## Request
From the first line of the listing below, retype each line up to and including the one with "from matplotlib.patches import Rectangle"; pictures stay out.

§ §

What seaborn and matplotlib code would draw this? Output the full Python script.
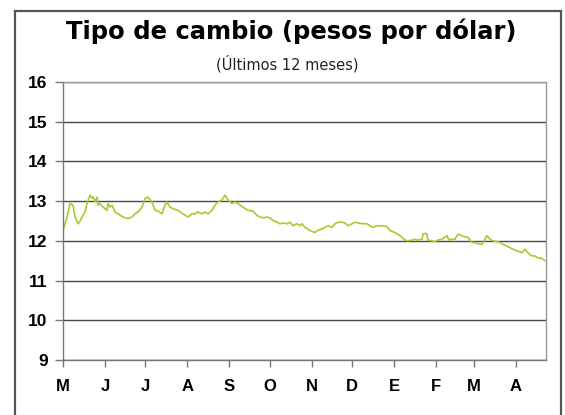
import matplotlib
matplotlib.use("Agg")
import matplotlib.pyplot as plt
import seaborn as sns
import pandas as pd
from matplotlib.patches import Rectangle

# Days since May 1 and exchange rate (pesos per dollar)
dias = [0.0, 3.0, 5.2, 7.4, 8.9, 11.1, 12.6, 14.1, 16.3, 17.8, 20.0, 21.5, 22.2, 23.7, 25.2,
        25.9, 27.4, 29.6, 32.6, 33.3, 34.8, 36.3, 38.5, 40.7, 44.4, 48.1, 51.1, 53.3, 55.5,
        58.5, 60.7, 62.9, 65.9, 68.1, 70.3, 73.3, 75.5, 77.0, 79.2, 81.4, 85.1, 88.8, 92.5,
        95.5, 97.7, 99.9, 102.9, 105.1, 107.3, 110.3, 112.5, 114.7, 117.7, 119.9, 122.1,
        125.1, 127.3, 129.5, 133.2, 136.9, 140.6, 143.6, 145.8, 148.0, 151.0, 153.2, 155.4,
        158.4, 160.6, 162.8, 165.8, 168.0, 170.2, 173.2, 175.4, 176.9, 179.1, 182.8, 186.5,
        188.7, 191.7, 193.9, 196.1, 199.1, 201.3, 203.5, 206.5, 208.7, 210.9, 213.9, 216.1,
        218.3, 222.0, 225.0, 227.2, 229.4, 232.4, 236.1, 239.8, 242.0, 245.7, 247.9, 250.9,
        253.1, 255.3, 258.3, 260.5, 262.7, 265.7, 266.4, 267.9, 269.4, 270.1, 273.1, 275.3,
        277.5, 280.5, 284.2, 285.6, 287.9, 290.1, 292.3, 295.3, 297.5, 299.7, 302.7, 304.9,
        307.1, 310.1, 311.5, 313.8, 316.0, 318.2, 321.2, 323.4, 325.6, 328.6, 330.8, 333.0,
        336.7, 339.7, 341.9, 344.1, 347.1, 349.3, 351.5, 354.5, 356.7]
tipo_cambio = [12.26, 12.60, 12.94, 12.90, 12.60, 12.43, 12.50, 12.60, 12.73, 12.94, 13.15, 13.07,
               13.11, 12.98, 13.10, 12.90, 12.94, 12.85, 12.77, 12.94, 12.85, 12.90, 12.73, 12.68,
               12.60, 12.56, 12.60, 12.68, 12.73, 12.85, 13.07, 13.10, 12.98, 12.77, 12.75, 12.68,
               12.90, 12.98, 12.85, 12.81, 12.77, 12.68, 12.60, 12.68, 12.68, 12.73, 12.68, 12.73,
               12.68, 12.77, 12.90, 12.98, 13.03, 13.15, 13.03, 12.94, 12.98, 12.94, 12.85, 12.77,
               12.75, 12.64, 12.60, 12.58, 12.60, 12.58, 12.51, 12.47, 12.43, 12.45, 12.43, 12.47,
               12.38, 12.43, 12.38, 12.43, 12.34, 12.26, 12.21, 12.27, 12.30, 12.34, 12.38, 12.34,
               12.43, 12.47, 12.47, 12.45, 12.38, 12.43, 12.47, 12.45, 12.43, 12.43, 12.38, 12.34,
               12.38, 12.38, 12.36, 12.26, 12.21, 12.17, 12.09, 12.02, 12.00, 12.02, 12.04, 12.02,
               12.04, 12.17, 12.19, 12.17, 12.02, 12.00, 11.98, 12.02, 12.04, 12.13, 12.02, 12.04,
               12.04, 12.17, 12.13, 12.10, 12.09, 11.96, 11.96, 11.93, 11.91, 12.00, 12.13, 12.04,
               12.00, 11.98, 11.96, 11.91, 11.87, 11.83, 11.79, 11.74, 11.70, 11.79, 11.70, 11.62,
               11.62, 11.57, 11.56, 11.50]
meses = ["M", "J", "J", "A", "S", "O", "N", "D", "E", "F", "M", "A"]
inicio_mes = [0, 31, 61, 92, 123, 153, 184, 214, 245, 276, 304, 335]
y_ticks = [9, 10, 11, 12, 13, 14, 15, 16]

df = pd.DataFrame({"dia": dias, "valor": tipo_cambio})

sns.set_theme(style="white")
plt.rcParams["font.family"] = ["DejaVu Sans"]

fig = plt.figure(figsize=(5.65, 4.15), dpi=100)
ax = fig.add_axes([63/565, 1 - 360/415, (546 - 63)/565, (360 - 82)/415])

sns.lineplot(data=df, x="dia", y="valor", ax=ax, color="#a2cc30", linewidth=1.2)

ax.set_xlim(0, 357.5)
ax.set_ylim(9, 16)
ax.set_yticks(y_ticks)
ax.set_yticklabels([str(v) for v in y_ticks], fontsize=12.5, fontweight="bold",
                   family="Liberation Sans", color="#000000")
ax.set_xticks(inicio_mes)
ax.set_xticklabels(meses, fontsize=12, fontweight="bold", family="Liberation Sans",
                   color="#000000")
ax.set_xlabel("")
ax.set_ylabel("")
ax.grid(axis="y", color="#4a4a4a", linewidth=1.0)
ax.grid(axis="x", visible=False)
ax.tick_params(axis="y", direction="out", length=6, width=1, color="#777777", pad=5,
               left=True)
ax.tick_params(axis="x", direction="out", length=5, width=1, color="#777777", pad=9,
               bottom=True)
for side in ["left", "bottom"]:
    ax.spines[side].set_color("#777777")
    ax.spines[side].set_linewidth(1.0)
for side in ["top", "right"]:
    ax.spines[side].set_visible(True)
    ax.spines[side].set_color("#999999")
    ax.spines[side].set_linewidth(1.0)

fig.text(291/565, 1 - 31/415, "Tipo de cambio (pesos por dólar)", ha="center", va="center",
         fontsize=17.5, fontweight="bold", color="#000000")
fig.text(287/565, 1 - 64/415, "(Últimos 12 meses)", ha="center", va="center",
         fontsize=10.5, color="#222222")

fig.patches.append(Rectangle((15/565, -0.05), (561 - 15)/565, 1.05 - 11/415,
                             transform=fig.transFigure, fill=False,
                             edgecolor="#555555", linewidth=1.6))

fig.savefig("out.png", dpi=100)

§ §

## Written answer
What seaborn and matplotlib code would draw this? Output the full Python script.
import matplotlib
matplotlib.use("Agg")
import matplotlib.pyplot as plt
import seaborn as sns
import pandas as pd
from matplotlib.patches import Rectangle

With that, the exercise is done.